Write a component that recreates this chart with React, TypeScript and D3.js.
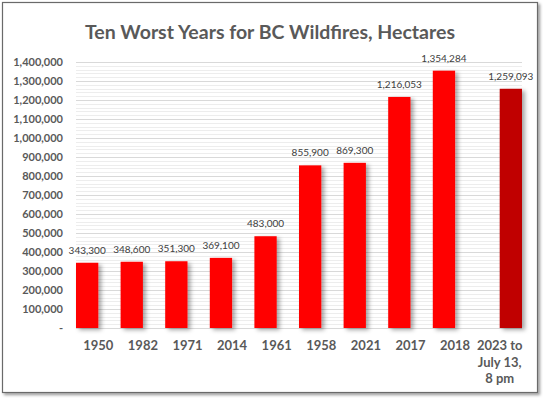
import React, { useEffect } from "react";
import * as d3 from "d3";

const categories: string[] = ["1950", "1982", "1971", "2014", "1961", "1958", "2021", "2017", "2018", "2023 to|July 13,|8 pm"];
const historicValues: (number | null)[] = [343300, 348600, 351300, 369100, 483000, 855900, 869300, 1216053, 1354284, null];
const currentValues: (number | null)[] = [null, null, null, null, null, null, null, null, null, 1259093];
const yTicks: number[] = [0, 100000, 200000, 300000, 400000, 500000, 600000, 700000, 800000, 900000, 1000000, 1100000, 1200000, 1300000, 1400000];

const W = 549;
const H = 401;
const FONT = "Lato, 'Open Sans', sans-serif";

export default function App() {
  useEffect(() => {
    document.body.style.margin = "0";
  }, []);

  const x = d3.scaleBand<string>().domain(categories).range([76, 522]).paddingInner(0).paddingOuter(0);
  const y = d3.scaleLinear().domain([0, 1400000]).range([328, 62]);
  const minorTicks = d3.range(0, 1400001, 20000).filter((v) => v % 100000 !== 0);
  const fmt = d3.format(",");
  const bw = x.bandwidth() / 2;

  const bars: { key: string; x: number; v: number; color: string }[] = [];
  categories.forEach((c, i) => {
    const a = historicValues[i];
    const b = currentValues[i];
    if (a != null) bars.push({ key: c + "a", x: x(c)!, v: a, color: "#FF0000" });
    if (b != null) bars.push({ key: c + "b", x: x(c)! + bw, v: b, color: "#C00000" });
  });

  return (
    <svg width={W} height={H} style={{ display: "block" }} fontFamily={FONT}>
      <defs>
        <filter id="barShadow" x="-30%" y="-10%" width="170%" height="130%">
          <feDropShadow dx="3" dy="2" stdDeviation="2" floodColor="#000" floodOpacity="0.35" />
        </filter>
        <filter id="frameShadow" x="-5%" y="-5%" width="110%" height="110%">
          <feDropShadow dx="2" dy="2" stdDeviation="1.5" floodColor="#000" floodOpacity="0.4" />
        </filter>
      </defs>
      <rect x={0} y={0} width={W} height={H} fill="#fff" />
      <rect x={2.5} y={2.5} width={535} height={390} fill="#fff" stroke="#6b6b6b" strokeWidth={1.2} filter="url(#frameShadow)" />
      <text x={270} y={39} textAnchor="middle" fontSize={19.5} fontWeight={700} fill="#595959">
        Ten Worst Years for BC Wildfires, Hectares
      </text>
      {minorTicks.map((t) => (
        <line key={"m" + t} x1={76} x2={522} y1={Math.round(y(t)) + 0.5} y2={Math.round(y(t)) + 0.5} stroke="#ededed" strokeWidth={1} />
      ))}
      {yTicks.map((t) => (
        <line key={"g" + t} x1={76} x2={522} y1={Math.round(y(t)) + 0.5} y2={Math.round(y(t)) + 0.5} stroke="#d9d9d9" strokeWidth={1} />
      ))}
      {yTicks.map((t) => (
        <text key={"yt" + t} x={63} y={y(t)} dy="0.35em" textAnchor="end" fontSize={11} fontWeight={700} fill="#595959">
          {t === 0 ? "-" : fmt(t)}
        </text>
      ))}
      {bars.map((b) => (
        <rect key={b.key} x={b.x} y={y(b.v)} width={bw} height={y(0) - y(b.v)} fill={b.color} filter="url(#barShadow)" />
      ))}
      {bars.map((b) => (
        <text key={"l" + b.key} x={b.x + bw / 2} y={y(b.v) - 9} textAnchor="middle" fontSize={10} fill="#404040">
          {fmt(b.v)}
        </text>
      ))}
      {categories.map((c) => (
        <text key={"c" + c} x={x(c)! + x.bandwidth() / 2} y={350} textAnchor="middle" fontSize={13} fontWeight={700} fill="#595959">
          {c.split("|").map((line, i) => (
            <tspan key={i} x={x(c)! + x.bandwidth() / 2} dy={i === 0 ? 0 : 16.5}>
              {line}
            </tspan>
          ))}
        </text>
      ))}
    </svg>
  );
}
|---|
Begin at the first line of the material and copy each line exactly through the one containing "const bw = x.bandwidth() / 2;". Omit pictures.

Write a component that recreates this chart with React, TypeScript and D3.js.
import React, { useEffect } from "react";
import * as d3 from "d3";

const categories: string[] = ["1950", "1982", "1971", "2014", "1961", "1958", "2021", "2017", "2018", "2023 to|July 13,|8 pm"];
const historicValues: (number | null)[] = [343300, 348600, 351300, 369100, 483000, 855900, 869300, 1216053, 1354284, null];
const currentValues: (number | null)[] = [null, null, null, null, null, null, null, null, null, 1259093];
const yTicks: number[] = [0, 100000, 200000, 300000, 400000, 500000, 600000, 700000, 800000, 900000, 1000000, 1100000, 1200000, 1300000, 1400000];

const W = 549;
const H = 401;
const FONT = "Lato, 'Open Sans', sans-serif";

export default function App() {
  useEffect(() => {
    document.body.style.margin = "0";
  }, []);

  const x = d3.scaleBand<string>().domain(categories).range([76, 522]).paddingInner(0).paddingOuter(0);
  const y = d3.scaleLinear().domain([0, 1400000]).range([328, 62]);
  const minorTicks = d3.range(0, 1400001, 20000).filter((v) => v % 100000 !== 0);
  const fmt = d3.format(",");
  const bw = x.bandwidth() / 2;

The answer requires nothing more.